> _GOAL_
Please write the listing below out again exactly, leaving every picture behind.

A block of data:
-- Begin --
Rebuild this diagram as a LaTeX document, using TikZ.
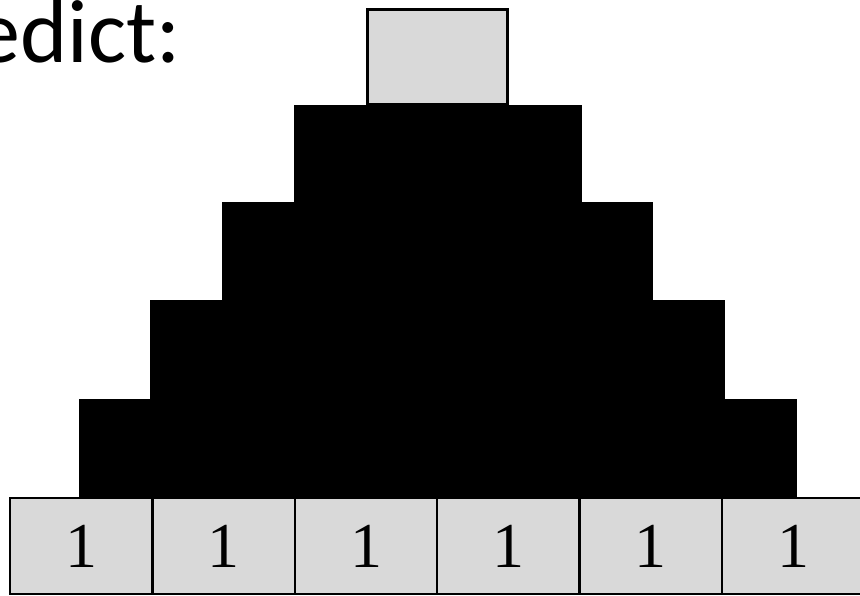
\documentclass[tikz,border=0pt]{standalone}
\usepackage{fontspec}
\setmainfont{Liberation Serif}
\newfontfamily\calibrifont{Carlito}
\definecolor{cellgray}{HTML}{D9D9D9}
\begin{document}
\begin{tikzpicture}[x=1pt,y=1pt,
  cell/.style={draw=black, line width=2.5pt, fill=cellgray, minimum width=142.4pt,
    minimum height=96pt, inner sep=0pt, outer sep=0pt, font=\fontsize{64}{64}\selectfont},
  blk/.style={fill=black, draw=black, line width=0.5pt, minimum width=143.4pt,
    minimum height=98pt, inner sep=0pt, outer sep=0pt},
  topcell/.style={draw=black, line width=3pt, fill=cellgray, minimum width=140pt,
    minimum height=95pt, inner sep=0pt, outer sep=0pt},
  title/.style={font=\calibrifont\fontsize{90}{90}\selectfont, inner sep=0pt, anchor=base west}]
\useasboundingbox (0,0) rectangle (860,596);
% black pyramid rows
\foreach \k/\yc in {1/148, 2/247, 3/344.5, 4/442}{
  \pgfmathtruncatemacro{\n}{6-\k}
  \foreach \j in {1,...,\n}{
    \node[blk] (b\k-\j) at ({437.5 - \n*71.7 + (\j-0.5)*143.4}, \yc) {};
  }
}
% bottom row of cells
\foreach \i in {1,...,6}{
  \node[cell] (c\i) at ({10 + (\i-0.5)*142.4}, 50) {1};
}
% top cell
\node[topcell] (top) at (437.5, 539) {};
% title
\node[title] (ttl) at (-24.5, 533) {edict:};
\end{tikzpicture}
\end{document}
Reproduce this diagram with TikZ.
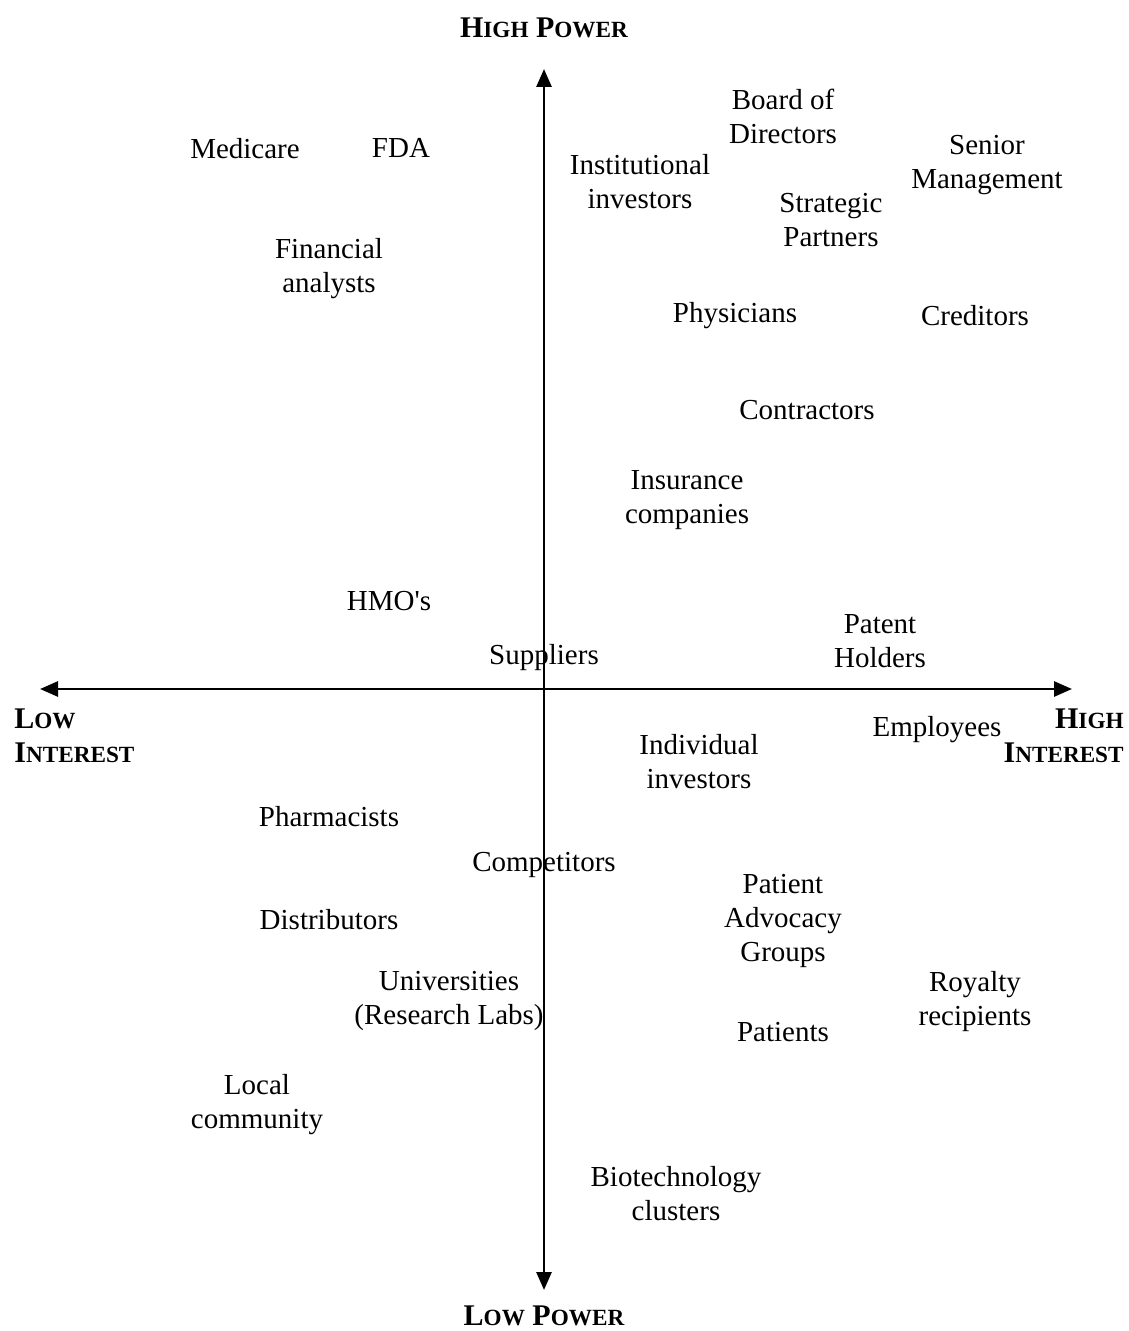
\documentclass[tikz,border=0pt]{standalone}
\usepackage{fontspec}
\setmainfont{Liberation Serif}
\usetikzlibrary{arrows.meta}
\newcommand{\capbig}[1]{{\fontsize{15}{17}\selectfont #1}}
\newcommand{\capsm}[1]{{\fontsize{11.6}{17}\selectfont #1}}
\begin{document}
\begin{tikzpicture}[x=0.5pt,y=-0.5pt,
  lbl/.style={align=center,font=\fontsize{14.5}{17}\selectfont,inner sep=0pt,yshift=-1.6pt},
  axlbl/.style={align=center,font=\bfseries\fontsize{15}{17}\selectfont,inner sep=0pt},
  axis/.style={line width=1.4pt,-{Triangle[length=9pt,width=7.5pt]}}]
\useasboundingbox (0,0) rectangle (1128,1331);
% axes
\coordinate (O) at (544,689);
\coordinate (top) at (544,69);
\coordinate (bot) at (544,1290);
\coordinate (lft) at (40,689);
\coordinate (rgt) at (1072,689);
\draw[axis] (O) -- (top);
\draw[axis] (O) -- (bot);
\draw[axis] (O) -- (lft);
\draw[axis] (O) -- (rgt);
% axis labels
\node[axlbl] (hp) at (544,28) {\capbig{H}\capsm{IGH} \capbig{P}\capsm{OWER}};
\node[axlbl] (lp) at (544,1316) {\capbig{L}\capsm{OW} \capbig{P}\capsm{OWER}};
\node[axlbl,anchor=west,align=left] (li) at (14,736) {\capbig{L}\capsm{OW}\\\capbig{I}\capsm{NTEREST}};
\node[axlbl,anchor=east,align=right] (hi) at (1124,736) {\capbig{H}\capsm{IGH}\\\capbig{I}\capsm{NTEREST}};
% stakeholders
\node[lbl] (medicare) at (245,145) {Medicare};
\node[lbl] (fda) at (401,145) {FDA};
\node[lbl] (fin) at (329,265) {Financial\\analysts};
\node[lbl] (inst) at (640,178) {Institutional\\investors};
\node[lbl] (board) at (783,113) {Board of\\Directors};
\node[lbl] (senior) at (987,162) {Senior\\Management};
\node[lbl] (strat) at (831,217) {Strategic\\Partners};
\node[lbl] (phys) at (735,312) {Physicians};
\node[lbl] (cred) at (975,312) {Creditors};
\node[lbl] (contr) at (807,407) {Contractors};
\node[lbl] (ins) at (687,497) {Insurance\\companies};
\node[lbl] (hmo) at (389,598) {HMO\textquotesingle s};
\node[lbl] (supp) at (544,654) {Suppliers};
\node[lbl] (patent) at (880,638) {Patent\\Holders};
\node[lbl] (indiv) at (699,758) {Individual\\investors};
\node[lbl] (empl) at (937,726) {Employees};
\node[lbl] (pharm) at (329,813) {Pharmacists};
\node[lbl] (comp) at (544,862) {Competitors};
\node[lbl] (pag) at (783,918) {Patient\\Advocacy\\Groups};
\node[lbl] (dist) at (329,916) {Distributors};
\node[lbl] (univ) at (449,998) {Universities\\(Research Labs)};
\node[lbl] (roy) at (975,998) {Royalty\\recipients};
\node[lbl] (pat) at (783,1029) {Patients};
\node[lbl] (local) at (257,1101) {Local\\community};
\node[lbl] (bio) at (676,1190) {Biotechnology\\clusters};
\end{tikzpicture}
\end{document}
-- End --
> _FINISHED EXERCISE_
Rebuild this diagram as a LaTeX document, using TikZ.
\documentclass[tikz,border=0pt]{standalone}
\usepackage{fontspec}
\setmainfont{Liberation Serif}
\newfontfamily\calibrifont{Carlito}
\definecolor{cellgray}{HTML}{D9D9D9}
\begin{document}
\begin{tikzpicture}[x=1pt,y=1pt,
  cell/.style={draw=black, line width=2.5pt, fill=cellgray, minimum width=142.4pt,
    minimum height=96pt, inner sep=0pt, outer sep=0pt, font=\fontsize{64}{64}\selectfont},
  blk/.style={fill=black, draw=black, line width=0.5pt, minimum width=143.4pt,
    minimum height=98pt, inner sep=0pt, outer sep=0pt},
  topcell/.style={draw=black, line width=3pt, fill=cellgray, minimum width=140pt,
    minimum height=95pt, inner sep=0pt, outer sep=0pt},
  title/.style={font=\calibrifont\fontsize{90}{90}\selectfont, inner sep=0pt, anchor=base west}]
\useasboundingbox (0,0) rectangle (860,596);
% black pyramid rows
\foreach \k/\yc in {1/148, 2/247, 3/344.5, 4/442}{
  \pgfmathtruncatemacro{\n}{6-\k}
  \foreach \j in {1,...,\n}{
    \node[blk] (b\k-\j) at ({437.5 - \n*71.7 + (\j-0.5)*143.4}, \yc) {};
  }
}
% bottom row of cells
\foreach \i in {1,...,6}{
  \node[cell] (c\i) at ({10 + (\i-0.5)*142.4}, 50) {1};
}
% top cell
\node[topcell] (top) at (437.5, 539) {};
% title
\node[title] (ttl) at (-24.5, 533) {edict:};
\end{tikzpicture}
\end{document}
Reproduce this diagram with TikZ.
\documentclass[tikz,border=0pt]{standalone}
\usepackage{fontspec}
\setmainfont{Liberation Serif}
\usetikzlibrary{arrows.meta}
\newcommand{\capbig}[1]{{\fontsize{15}{17}\selectfont #1}}
\newcommand{\capsm}[1]{{\fontsize{11.6}{17}\selectfont #1}}
\begin{document}
\begin{tikzpicture}[x=0.5pt,y=-0.5pt,
  lbl/.style={align=center,font=\fontsize{14.5}{17}\selectfont,inner sep=0pt,yshift=-1.6pt},
  axlbl/.style={align=center,font=\bfseries\fontsize{15}{17}\selectfont,inner sep=0pt},
  axis/.style={line width=1.4pt,-{Triangle[length=9pt,width=7.5pt]}}]
\useasboundingbox (0,0) rectangle (1128,1331);
% axes
\coordinate (O) at (544,689);
\coordinate (top) at (544,69);
\coordinate (bot) at (544,1290);
\coordinate (lft) at (40,689);
\coordinate (rgt) at (1072,689);
\draw[axis] (O) -- (top);
\draw[axis] (O) -- (bot);
\draw[axis] (O) -- (lft);
\draw[axis] (O) -- (rgt);
% axis labels
\node[axlbl] (hp) at (544,28) {\capbig{H}\capsm{IGH} \capbig{P}\capsm{OWER}};
\node[axlbl] (lp) at (544,1316) {\capbig{L}\capsm{OW} \capbig{P}\capsm{OWER}};
\node[axlbl,anchor=west,align=left] (li) at (14,736) {\capbig{L}\capsm{OW}\\\capbig{I}\capsm{NTEREST}};
\node[axlbl,anchor=east,align=right] (hi) at (1124,736) {\capbig{H}\capsm{IGH}\\\capbig{I}\capsm{NTEREST}};
% stakeholders
\node[lbl] (medicare) at (245,145) {Medicare};
\node[lbl] (fda) at (401,145) {FDA};
\node[lbl] (fin) at (329,265) {Financial\\analysts};
\node[lbl] (inst) at (640,178) {Institutional\\investors};
\node[lbl] (board) at (783,113) {Board of\\Directors};
\node[lbl] (senior) at (987,162) {Senior\\Management};
\node[lbl] (strat) at (831,217) {Strategic\\Partners};
\node[lbl] (phys) at (735,312) {Physicians};
\node[lbl] (cred) at (975,312) {Creditors};
\node[lbl] (contr) at (807,407) {Contractors};
\node[lbl] (ins) at (687,497) {Insurance\\companies};
\node[lbl] (hmo) at (389,598) {HMO\textquotesingle s};
\node[lbl] (supp) at (544,654) {Suppliers};
\node[lbl] (patent) at (880,638) {Patent\\Holders};
\node[lbl] (indiv) at (699,758) {Individual\\investors};
\node[lbl] (empl) at (937,726) {Employees};
\node[lbl] (pharm) at (329,813) {Pharmacists};
\node[lbl] (comp) at (544,862) {Competitors};
\node[lbl] (pag) at (783,918) {Patient\\Advocacy\\Groups};
\node[lbl] (dist) at (329,916) {Distributors};
\node[lbl] (univ) at (449,998) {Universities\\(Research Labs)};
\node[lbl] (roy) at (975,998) {Royalty\\recipients};
\node[lbl] (pat) at (783,1029) {Patients};
\node[lbl] (local) at (257,1101) {Local\\community};
\node[lbl] (bio) at (676,1190) {Biotechnology\\clusters};
\end{tikzpicture}
\end{document}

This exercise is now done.